I like my sleep. It is a rare and precious thing. I often sleep badly, which is strange to me even after several years of sleeping badly. I blame the pesky hormones and keep hoping it will settle down, but so far it hasn’t.
Last night was my second night in a hotel room overlooking City Square in Leeds. Don’t get me wrong; it’s a fine room with a fine view. I’m quite fond of City Square. In December it has a massive tree with sparkly lights, and sometimes Occupy protesters around the bottom like a modern Nativity. (Take that, St Paul’s, with your eviction notices!) In milder weather, if there is such a concept north of the Watford Gap, there are hanging baskets with pretty flowers looking pretty as only pretty things can. Often they are pink, and none the worse for it.
I’m looking out the window now as I write this, the sky greying and the buildings awash with yellow spotlights shining upwards and dawn shining downwards and streetlights filling in the gap in the middle. It’s 7.30 already and busy and soon I will venture down into the sleepy, shuffling commuter crowd to stride purposefully to the office.
City Square has bicycle lanes criss-crossing it as well as a wild tangle of bus lanes and normal roads in a bewildering one-way system, and lots of different traffic lights and many , many pedestrians so confused by it all that they simply wander where they will at great personal risk. Taxis erupt from the station in all directions like champagne from a vigorously shaken bottle splattering everyone in its orbit. Buses chug and wheeze and occasionally glide along the central, bus-only, roadways. Busy, busy, busy.
It’s all well and good at 7.30 on a Friday morning. It’s a work day and a school day and a doing day. When I toss and turn in my bed at night, missing home, gnawing at a work problem, wondering if my alarm is set and checking it for the third time, I expect a bit more peace and quiet. City Square does not oblige. Sometimes there are sirens for dark, night time emergencies. Last night there was singing.

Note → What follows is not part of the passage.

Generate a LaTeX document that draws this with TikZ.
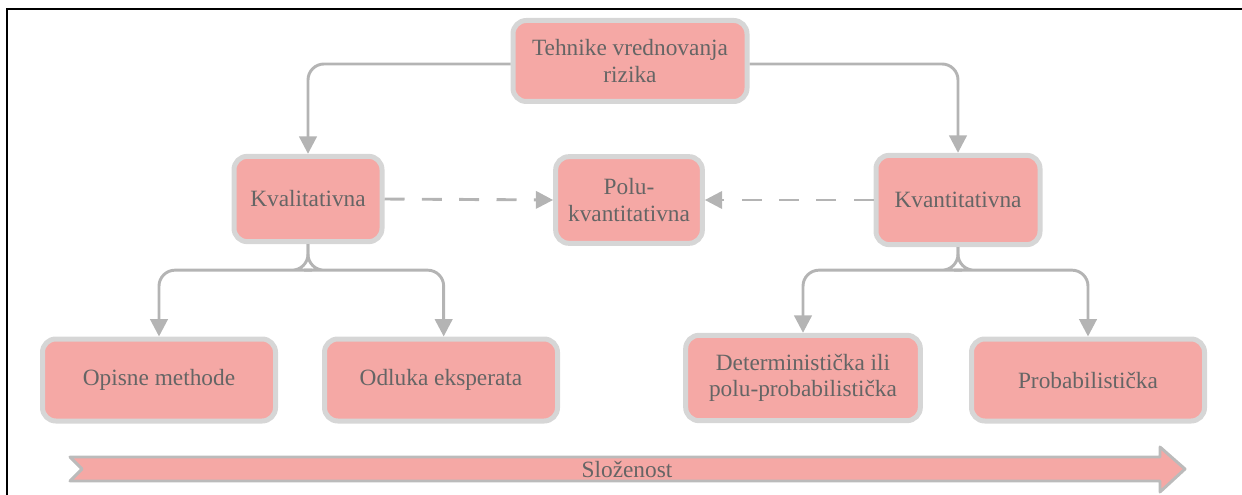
\documentclass[tikz,border=0pt]{standalone}
\usepackage{fontspec}
\setmainfont{Liberation Serif}
\newfontfamily\labelface{Liberation Serif}
\usetikzlibrary{arrows.meta,calc}
\definecolor{boxfill}{HTML}{F5A8A5}
\definecolor{boxline}{HTML}{D6D6D6}
\definecolor{boxtext}{HTML}{656565}
\definecolor{linkgray}{HTML}{B4B4B4}
\definecolor{bandline}{HTML}{BBBBBB}
\tikzset{
  box/.style={draw=boxline, fill=boxfill, line width=3.75pt, rounded corners=10pt,
    text=boxtext, font=\labelface\fontsize{17.5}{20}\selectfont, align=center, inner sep=2pt},
  link/.style={draw=linkgray, line width=2.2pt, rounded corners=12pt,
    -{Triangle[length=13pt,width=13pt]}},
  dlink/.style={draw=linkgray, line width=2.2pt, dash pattern=on 15pt off 13pt,
    -{Triangle[length=13pt,width=13pt]}},
}
\begin{document}
\begin{tikzpicture}[x=0.75pt,y=-0.75pt]
\useasboundingbox (0,0) rectangle (1242,495);
% outer frame
\draw[line width=1.9pt] (7,500) -- (7,9) -- (1250,9);

% boxes
\node[box, minimum width=175.5pt, minimum height=60.75pt] (top) at (630,61) {Tehnike vrednovanja\\rizika};
\node[box, minimum width=111pt, minimum height=64pt] (kval) at (308,199) {Kvalitativna};
\node[box, minimum width=110pt, minimum height=65pt] (polu) at (629,200) {Polu-\\kvantitativna};
\node[box, minimum width=123pt, minimum height=67pt] (kvant) at (958,200) {Kvantitativna};
\node[box, minimum width=174.75pt, minimum height=61.5pt] (opis) at (159,380) {Opisne methode};
\node[box, minimum width=174.75pt, minimum height=61.5pt] (odl) at (441,380) {Odluka eksperata};
\node[box, minimum width=176pt, minimum height=64pt] (det) at (803,378) {Deterministička ili\\polu-probabilistička};
\node[box, minimum width=174.75pt, minimum height=61.5pt] (prob) at (1088,380) {Probabilistička};

% tree connectors
\draw[link] (top.west) ++(0,3) -| (kval.north);
\draw[link] (top.east) ++(0,3) -| (kvant.north);
\coordinate (kvalfork) at ($(kval.south)+(0,26)$);
\coordinate (kvantfork) at ($(kvant.south)+(0,23)$);
\draw[link] (kval.south) |- ($(kvalfork)+(-12,0)$) -| (opis.north);
\draw[link] (kval.south) |- ($(kvalfork)+(12,0)$) -| ([xshift=2pt]odl.north);
\draw[link] (kvant.south) |- ($(kvantfork)+(-12,0)$) -| (det.north);
\draw[link] (kvant.south) |- ($(kvantfork)+(12,0)$) -| (prob.north);

% dashed links to the middle box
\draw[dlink] (kval.east) -- (polu.west);
\draw[dlink] (kvant.west) -- (polu.east);

% complexity band
\draw[draw=bandline, fill=boxfill, line width=2.2pt, line join=round]
  (70,457) -- (1160,457) -- (1160,447) -- (1185,469) -- (1160,492) -- (1160,481)
  -- (70,481) -- (82,469) -- cycle;
\node[text=boxtext, font=\labelface\fontsize{17.5}{20}\selectfont, inner sep=0pt] (band) at (627,469) {Složenost};
\end{tikzpicture}
\end{document}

I lay and listened to the inebriated group of gentlemen singing as they staggered through the square. It felt like they were under my window, serenading me. I am sure the other guests enjoyed the concert as much as I did, way up on the 5th floor. But I was proud of myself, because I was awake for other reasons so it wasn’t their fault and I did not blame them for disturbing me. Rather I thought to myself:
“There’s some pretty good harmony and two part singing going on there; that’s quite impressive given how drunk they are.”
They sounded like they were happy, and happiness is not a bad thing to be heard, even at 3 o’clock in the morning. They eventually found their way out of the immediate vicinity, hopefully in the right direction and not to the canal (unless they were Yorkshire Gondaliers I suppose). I turned over (again) and tried to relax (again) and this time I did. So they sang me to sleep after all, bless them.